Introducing a Design System Without Breaking Everything
(This article was originally posted to my Substack publication Interface Shift_ which you can find here)
Introducing a design system can improve consistency, speed up development, and create a more scalable product. But rolling one out is rarely straightforward.
A full-scale rollout promises immediate consistency but demands significant engineering resources. An incremental rollout is more practical but risks temporary fragmentation.
But the choice isn’t just technical — it’s a strategic decision that affects engineering efficiency, product timelines, and ultimately the user’s experience on the platform.
Option A: The All-at-Once Approach
A full rollout replaces legacy UI in a single push, making it best suited for large-scale redesigns with broad organizational project buy-in.
Advantages
Immediate consistency is the biggest benefit. When the system is launched all at once, there’s no risk of legacy UI lingering in the product. Teams are forced to adopt it, which prevents the continued use of outdated patterns, and once complete, management and maintenance become much easier because every component follows the same structure.
Challenges
A full rollout comes with a high engineering cost. Replacing an entire UI system requires dedicated resources, which can slow down feature development. Since the entire product changes at once, the risk of bugs and regressions is higher.
When It Works Best
A full-scale rollout is most effective when it aligns with a major product overhaul. In some cases, leadership may push for a full transition if it improves long-term efficiency, but this requires a strong commitment of resources, and buy in for a “platform” or “design” health initiative can be difficult to get.
Key Steps
Securing executive buy-in is essential. Without leadership support, a full rollout is unlikely to succeed. Once that is in place, all development of custom UI should be frozen to prevent teams from introducing more inconsistencies. The first areas to migrate should be high-traffic sections. Before launch, teams must be trained on how to use the system, and extensive QA testing should be done to catch any issues. After the rollout, adoption should be actively monitored to ensure teams are using the system correctly.

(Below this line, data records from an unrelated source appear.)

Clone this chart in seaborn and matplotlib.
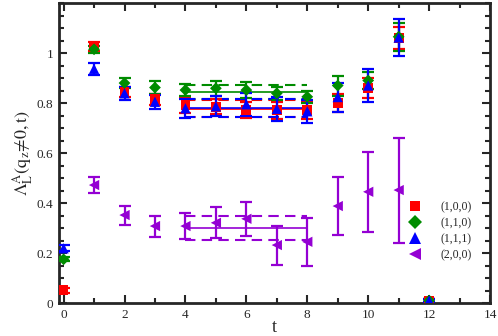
import numpy as np
import pandas as pd
import matplotlib
matplotlib.use("Agg")
import matplotlib.pyplot as plt
import seaborn as sns
from matplotlib.ticker import MultipleLocator

t = [0, 1, 2, 3, 4, 5, 6, 7, 8, 9, 10, 11, 12]
labels = ["(1,0,0)", "(1,1,0)", "(1,1,1)", "(2,0,0)"]

val_100 = [0.052, 1.025, 0.845, 0.815, 0.792, 0.785, 0.772, 0.772, 0.772, 0.800, 0.860, 1.060, 0.010]
err_100 = [0.010, 0.018, 0.020, 0.022, 0.030, 0.030, 0.032, 0.034, 0.036, 0.035, 0.040, 0.045, 0.005]
val_110 = [0.175, 1.015, 0.880, 0.862, 0.852, 0.859, 0.852, 0.839, 0.825, 0.870, 0.890, 1.065, 0.010]
err_110 = [0.008, 0.015, 0.020, 0.025, 0.025, 0.030, 0.033, 0.025, 0.025, 0.040, 0.035, 0.055, 0.005]
val_111 = [0.219, 0.937, 0.839, 0.805, 0.779, 0.787, 0.795, 0.777, 0.767, 0.824, 0.870, 1.062, 0.010]
err_111 = [0.012, 0.025, 0.026, 0.028, 0.038, 0.040, 0.045, 0.047, 0.046, 0.058, 0.065, 0.075, 0.005]
t_200 = [1, 2, 3, 4, 5, 6, 7, 8, 9, 10, 11]
val_200 = [0.472, 0.352, 0.308, 0.308, 0.321, 0.337, 0.232, 0.245, 0.388, 0.445, 0.452]
err_200 = [0.033, 0.038, 0.042, 0.052, 0.062, 0.068, 0.078, 0.095, 0.115, 0.160, 0.210]

fit_range = [4, 8]
fit_val = [0.778, 0.845, 0.781, 0.300]
fit_err = [0.033, 0.028, 0.037, 0.048]

colors = ["#ff0000", "#008c00", "#0000ff", "#9400d3"]
markers = ["s", "D", "^", "<"]
msizes = [50, 36, 55, 55]

sns.set_style("ticks")
plt.rcParams["font.family"] = ["Liberation Serif", "DejaVu Serif"]
plt.rcParams["mathtext.fontset"] = "stix"

fig = plt.figure(figsize=(4.98, 3.36), dpi=100)
ax = fig.add_axes([0.1185, 0.098, 0.8655, 0.893])

series = [
    (t, val_100, err_100),
    (t, val_110, err_110),
    (t, val_111, err_111),
    (t_200, val_200, err_200),
]

# fit bands
for i in range(4):
    c = colors[i]
    sns.lineplot(x=fit_range, y=[fit_val[i]] * 2, color=c, lw=1.2, ax=ax)
    for s in (1, -1):
        sns.lineplot(x=fit_range, y=[fit_val[i] + s * fit_err[i]] * 2, color=c,
                     lw=1.5, ax=ax, dashes=False, linestyle=(0, (5, 3)))

rows = []
for i, (x, v, e) in enumerate(series):
    ax.errorbar(x, v, yerr=e, fmt="none", ecolor=colors[i], elinewidth=1.6,
                capsize=4, capthick=1.6, zorder=3 + i)
    for xx, vv in zip(x, v):
        rows.append({"t": xx, "val": vv, "series": labels[i]})
df = pd.DataFrame(rows)

sns.scatterplot(data=df, x="t", y="val", hue="series", style="series", size="series",
                palette=dict(zip(labels, colors)),
                markers=dict(zip(labels, markers)),
                sizes=dict(zip(labels, msizes)),
                hue_order=labels, style_order=labels, size_order=labels,
                linewidth=0, ax=ax, zorder=10)

sns.move_legend(ax, loc="upper left", bbox_to_anchor=(0.775, 0.375), frameon=False,
                title=None, fontsize=8.5, handletextpad=1.1, labelspacing=0.35,
                markerscale=1.12)

ax.set_xlim(-0.15, 14)
ax.set_ylim(0, 1.2)
ax.xaxis.set_minor_locator(MultipleLocator(1))
ax.yaxis.set_minor_locator(MultipleLocator(0.05))
ax.set_yticks([0, 0.2, 0.4, 0.6, 0.8, 1.0])
ax.set_yticklabels(["0", "0.2", "0.4", "0.6", "0.8", "1"])
ax.set_xticks([0, 2, 4, 6, 8, 10, 12, 14])
ax.set_xticklabels(["0", "2", "4", "6", "8", "10", "12", "14"])
ax.tick_params(which="both", direction="in", top=True, right=True, width=1.5,
               labelsize=9.5, pad=4)
ax.tick_params(which="major", length=6)
ax.tick_params(which="minor", length=3.5)
for sp in ax.spines.values():
    sp.set_linewidth(2)

ax.set_xlabel("t", fontsize=13, labelpad=-1)
ax.set_ylabel(r"$\mathrm{\Lambda_L^A(q_z\!\neq\!0,t)}$", fontsize=13, labelpad=1)

fig.savefig("out.png", dpi=100)
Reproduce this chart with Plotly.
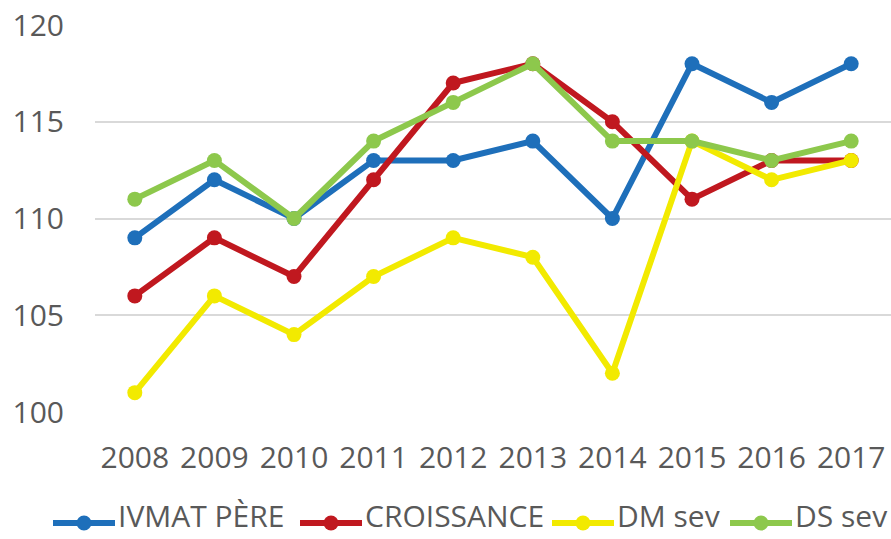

Option B: A Gradual Transition
For most organizations, an incremental rollout is the more practical option. It allows teams to adopt the system gradually while continuing to ship features.
Advantages
Unlike a full rollout, this approach minimizes disruption. Teams don’t have to stop development, and changes can be introduced in manageable phases. Risk is also lower since any issues can be caught before they impact the entire product. An incremental rollout also allows for iterative improvement — teams can adjust the system based on real-world feedback rather than committing to a rigid structure from the start.
Challenges
The biggest challenge of an incremental rollout is temporary inconsistency. Old and new UI components will coexist, which can create a fragmented experience for users.
Best Practices for Incremental Rollout
To make an incremental rollout work, high-impact components should be prioritized first. Instead of starting with small atomic elements, teams should focus on standardizing key areas like navigation, buttons, and form fields. These elements are used frequently and have the most noticeable impact on consistency.
At the same time, any new feature development should be required to use system components. This prevents further fragmentation and ensures that the system is actively integrated into ongoing work. If custom UI is built outside the system, it should be flagged in both design and code reviews.
Since an incremental rollout introduces changes gradually, feature flags and A/B testing should be used to validate new components before they are fully deployed. This helps teams measure performance and catch usability issues before rolling out updates to all users.
Managing a Visual Refresh Alongside a New System
Rolling out a design system is complex enough on its own, but when a new system is combined with a visual refresh, the challenges multiply. Teams must balance consistency, engineering feasibility, and user experience simultaneously — with increased complexity.
Two Approaches
One approach is to launch the design system first while keeping the existing visual style intact. This allows teams to focus on structure and component adoption without the added complexity of a full UI overhaul. Once the system is in place, the new visual style can be introduced in a later phase. This approach reduces risk but takes longer to complete.
The second approach is to launch both the design system and the visual refresh at the same time. While this creates a fully updated product in one step, it also requires significantly more coordination between design and engineering. Since both structure and aesthetics are changing at once, the risk of usability issues is higher, and teams must be prepared to address unexpected problems quickly.
Best Practices
Regardless of the approach, updates should be phased strategically. Typography, colors, and spacing should be rolled out before larger structural changes. Usability and accessibility should also remain consistent throughout the transition to avoid disrupting user workflows. Before rolling out updates across the product, controlled A/B testing can help measure the impact of visual changes and prevent unintended negative effects.
Final Thoughts
A full rollout creates immediate consistency but requires pausing development and significant resources. An incremental rollout allows teams to keep shipping features but introduces short-term inconsistencies. The best approach depends on company priorities, engineering constraints, and how much disruption the organization is willing to tolerate.
The goal of any rollout is not just to launch a design system but to integrate it into the organization’s workflow. A successful transition happens when teams naturally default to system components, legacy UI is gradually phased out, and the design system becomes the standard way of working rather than an extra process to maintain.
A well-executed rollout is not defined by perfection at launch but by how smoothly the system is adopted over time. The transition shouldn’t slow teams down, but empower them to build faster, more consistently, and with higher confidence.